The remaining Americans in North Korea all have ties to the country. The first captive, Kim Dong Chul was a businessman who was born in South Korea. According to a CNN interview, he lived a Chinese town bordering North Korea and worked in a special economic zone between the two countries. He was arrested by North Korean officials back in October 2015 on accusations of spying and has since been detained. He has sought out the help of the South Korean and American governments but to no avail.

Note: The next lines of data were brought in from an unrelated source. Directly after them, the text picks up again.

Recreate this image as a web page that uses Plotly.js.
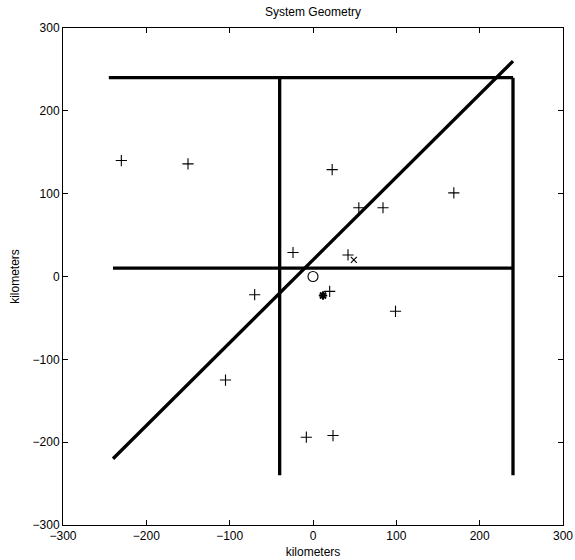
<!DOCTYPE html>
<html>
<head>
<meta charset="utf-8">
<script src="https://cdn.plot.ly/plotly-3.0.1.min.js"></script>
<style>html,body{margin:0;padding:0;background:#fff;}#chart{width:575px;height:560px;}</style>
</head>
<body>
<div id="chart"></div>
<script>
// Geometry segments (start -> end), in kilometers
var segX0 = [-245, -40, 240, -240, -240];
var segY0 = [240, 240, 240, 10, -220];
var segX1 = [240, -40, 240, 240, 240];
var segY1 = [240, -240, -240, 10, 260];

// "+" markers
var plusX = [-230, -150, -24, 23, 55, 84, 169, 42, -70, -105, -8, 20, 99, 24];
var plusY = [140, 136, 29, 129, 83, 83, 101, 26, -22, -125, -194, -18, -42, -192];

// "x" marker
var crossX = [49];
var crossY = [20];

// "o" marker
var circleX = [0];
var circleY = [0];

// "*" marker
var starX = [12];
var starY = [-23];

var tickVals = [-300, -200, -100, 0, 100, 200, 300];

var traces = [];
for (var i = 0; i < segX0.length; i++) {
  traces.push({
    x: [segX0[i], segX1[i]],
    y: [segY0[i], segY1[i]],
    mode: 'lines',
    line: {color: '#000', width: 3.3},
    hoverinfo: 'skip',
    showlegend: false
  });
}
traces.push({x: plusX, y: plusY, mode: 'markers', showlegend: false,
  marker: {symbol: 'cross-thin-open', size: 8, color: '#000', line: {color: '#000', width: 1.1}}});
traces.push({x: crossX, y: crossY, mode: 'markers', showlegend: false,
  marker: {symbol: 'x-thin-open', size: 6, color: '#000', line: {color: '#000', width: 1.1}}});
traces.push({x: circleX, y: circleY, mode: 'markers', showlegend: false,
  marker: {symbol: 'circle-open', size: 10, color: '#000', line: {color: '#000', width: 1.1}}});
traces.push({x: starX, y: starY, mode: 'markers', showlegend: false,
  marker: {symbol: 'asterisk-open', size: 7, color: '#000', line: {color: '#000', width: 2}}});

var axisCommon = {
  range: [-300, 300],
  tickvals: tickVals,
  ticks: 'inside',
  ticklen: 5,
  tickcolor: '#000',
  tickwidth: 1,
  showline: true,
  linecolor: '#000',
  linewidth: 1,
  mirror: 'ticks',
  showgrid: false,
  zeroline: false,
  tickfont: {family: 'Liberation Sans, Arial, sans-serif', size: 12, color: '#000'}
};

var layout = {
  width: 575,
  height: 560,
  margin: {l: 63, r: 11.5, t: 27.5, b: 35, pad: 0},
  paper_bgcolor: '#fff',
  plot_bgcolor: '#fff',
  font: {family: 'Liberation Sans, Arial, sans-serif', size: 12, color: '#000'},
  title: {text: 'System Geometry', x: 0.5, xref: 'paper', xanchor: 'center',
          y: 1 - 12 / 560, yref: 'container', yanchor: 'middle',
          font: {family: 'Liberation Sans, Arial, sans-serif', size: 12, color: '#000'}},
  xaxis: Object.assign({}, axisCommon, {title: {text: 'kilometers', standoff: 5,
          font: {family: 'Liberation Sans, Arial, sans-serif', size: 12, color: '#000'}}}),
  yaxis: Object.assign({}, axisCommon, {title: {text: 'kilometers', standoff: 10,
          font: {family: 'Liberation Sans, Arial, sans-serif', size: 12, color: '#000'}}}),
  showlegend: false
};

Plotly.newPlot('chart', traces, layout, {displayModeBar: false, staticPlot: true});
</script>
</body>
</html>
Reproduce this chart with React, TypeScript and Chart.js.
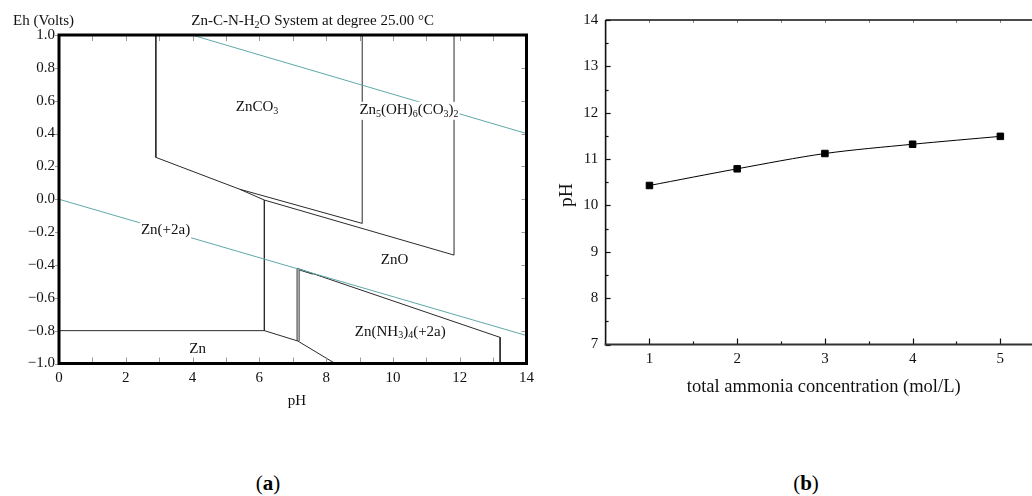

The two other detainees, both arrested after Warmbier, have ties to Pyongyang University of Science and Technology. Both Kim Sang-Duk, who also goes by the name of Tony Kim, and Kim Hak-Song were arrested this spring, both for unspecified "hostile acts." They have not been shown again publicly, nor have they been sentenced in trials.

There is no way to know how the detained Americans are doing. It's also quite some time since Kim Dong Chul has been seen. Given the recent experience with Warmbier, the United States could well increase pressure for their release.